When you could be sleeping, eating, writing emails, daydreaming, working out, saying your prayers or walking the dog, inputting data into a machine seems like a waste of time. But we have to do it.
Because there are so many things today that require downloading information, it feels like there’s a never-ending series of questions being asked of us. We give away credit card information. We feed the machine with our address and give away our phone numbers so companies can mail us products. We spend time selecting times, dates and seats so we can fly somewhere to get away from it all.
All the clicking and writing and repeating of these actions to plan a vacation, order tickets, or go to a business conference add up to wasted time. The electronic universe pulls us in again and again. We have no choice. If you don’t add the info to the forms, you don’t get what you want.
This was driven home most recently when I tried to call a friend and realized I didn’t have her number or email address in my smart phone. In this day and age, how could that happen? Easy. Unless you remembered when you first met the person to input the data in your phone, you probably never got around to updating it. This caused a scramble.
You’d think you’d have that contact information easily accessible in 2015. You certainly know where to look, or who to ask: Go to LinkedIn; text a friend; email a note to a mutual acquaintance. You won’t always find this works.
In my case, the individual I wanted to contact did not include contact information on her LinkedIn profile. Okay, so I texted someone I knew would have her number. No response. I dug into email, and sent a note to another person, asking for the information. As often happens with email, that transmission was ignored.
All the up-to-date methods to stay in touch with another human being, and they all failed to yield connectivity or the necessary information. No traction.
At some point, I guess I was able to get in touch with my friend. I don’t remember.
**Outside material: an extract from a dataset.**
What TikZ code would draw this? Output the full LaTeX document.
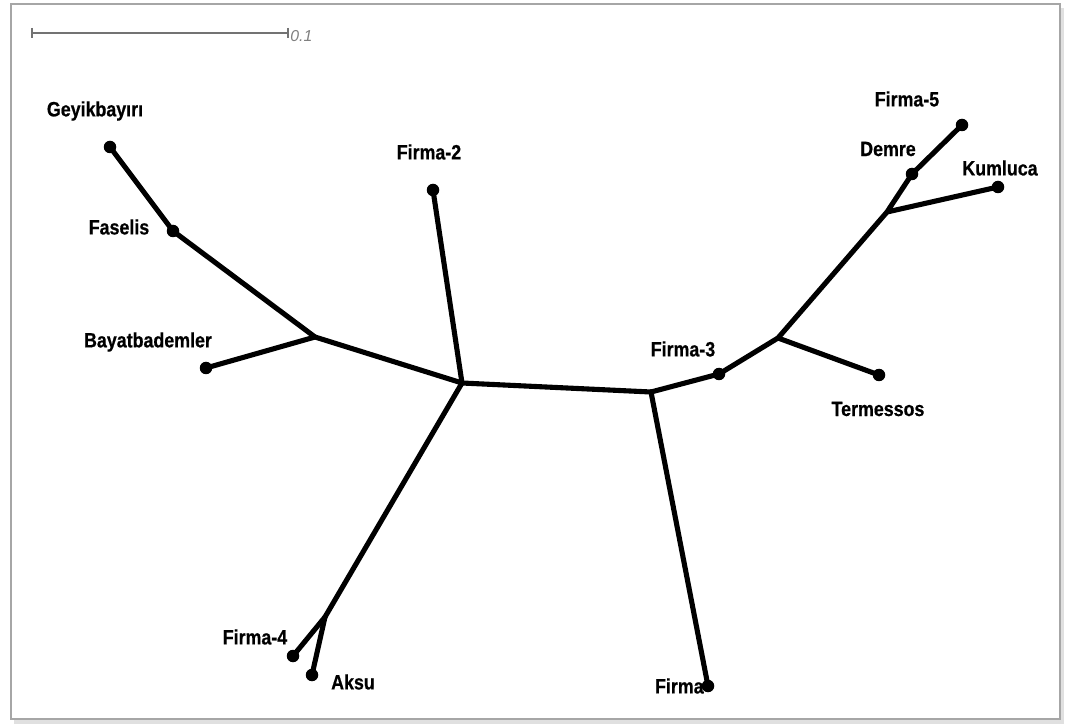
\documentclass[tikz,border=0pt]{standalone}
\usepackage{fontspec}
\setmainfont{Liberation Sans}
\newfontfamily\labelfont[FakeStretch=0.86,FakeBold=0.6]{Liberation Sans Bold}
\begin{document}
\begin{tikzpicture}[x=0.02cm,y=-0.02cm,
  branch/.style={line width=2.9pt,line cap=round,line join=round},
  leaf/.style={circle,fill=black,inner sep=0pt,minimum size=12.5*0.02cm},
  lbl/.style={font=\labelfont\fontsize{11.8}{13}\selectfont,inner sep=0pt}]
\useasboundingbox (0,0) rectangle (1066,726);
% frame with a soft shadow
\fill[black!12] (14,8) rectangle (1064,724);
\fill[white,draw=black!35,line width=0.8pt] (11,4) rectangle (1060,719);
% scale bar
\draw[black!55,line width=0.6pt] (32,28) -- (32,38) (32,33) -- (288,33) (288,28) -- (288,38);
\node[anchor=west,inner sep=0pt,text=black!50,font=\itshape\fontsize{9}{10}\selectfont] (scale) at (290,36) {0.1};
% internal branch points
\coordinate (nA) at (315,337);
\coordinate (nB) at (462,383);
\coordinate (nC) at (651,392);
\coordinate (nD) at (778,338);
\coordinate (nE) at (887,212);
\coordinate (nF) at (325,617);
% leaves
\node[leaf] (geyik) at (110,147) {};
\node[leaf] (faselis) at (173,231) {};
\node[leaf] (bayat) at (206,368) {};
\node[leaf] (f2) at (433,190) {};
\node[leaf] (f4) at (293,656) {};
\node[leaf] (aksu) at (312,675) {};
\node[leaf] (f1) at (708,686) {};
\node[leaf] (f3) at (719,374) {};
\node[leaf] (term) at (879,375) {};
\node[leaf] (demre) at (912,174) {};
\node[leaf] (f5) at (962,125) {};
\node[leaf] (kum) at (998,187) {};
% branches
\draw[branch] (geyik.center) -- (faselis.center) -- (nA) -- (nB);
\draw[branch] (bayat.center) -- (nA);
\draw[branch] (f2.center) -- (nB);
\draw[branch] (nB) -- (nF);
\draw[branch] (nF) -- (f4.center);
\draw[branch] (nF) -- (aksu.center);
\draw[branch] (nB) -- (nC);
\draw[branch] (nC) -- (f1.center);
\draw[branch] (nC) -- (f3.center) -- (nD) -- (nE) -- (demre.center) -- (f5.center);
\draw[branch] (nD) -- (term.center);
\draw[branch] (nE) -- (kum.center);
% labels
\node[lbl] (lgeyik) at (95,111) {Geyikbayırı};
\node[lbl] (lfaselis) at (119,227) {Faselis};
\node[lbl] (lbayat) at (148,342) {Bayatbademler};
\node[lbl] (lf2) at (429,152) {Firma-2};
\node[lbl] (lf4) at (255,637) {Firma-4};
\node[lbl] (laksu) at (353,682) {Aksu};
\node[lbl,anchor=east] (lf1) at (704,686) {Firma};
\node[lbl] (lf3) at (683,349) {Firma-3};
\node[lbl] (lterm) at (878,409) {Termessos};
\node[lbl] (ldemre) at (888,149) {Demre};
\node[lbl] (lf5) at (907,99) {Firma-5};
\node[lbl] (lkum) at (1000,168) {Kumluca};
\end{tikzpicture}
\end{document}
The takeaway is how often we must input data so it’s available for future use. You shouldn’t wait. If you meet someone new, chances are you will forgot about the connection the next day. If you are at a conference, when your return to your room at night, pull out all those names and put them into your phone. If you don’t do it then, there’s a 90% chance it will never happen. That’s a statistical truth.
To capture the data, you have to internalize it. And we don’t keep it in our heads or on paper any more. It’s all electronic. So we spend far too much productive time tapping away on tiny keys, squinting, going back to make sure we didn’t incorrectly type something in, then looking back on all this as wasted time, even though it isn’t.
It’s actually productive because you eventually scroll through your smart phone to find someone’s data, and it’s actually there. You had the prescience to add it in a timely fashion to your transportable device. That’s progress.
Someday we’re probably going to tap foreheads and data will transfer from the other person’s implanted device to yours, and when you need to access it, you will just need to think the name for it to appear magically in front of your eyeballs. Until then, if you can’t find your friend’s information electronically, go back to your old hand written address book. You might be surprised, it’s probably still relevant.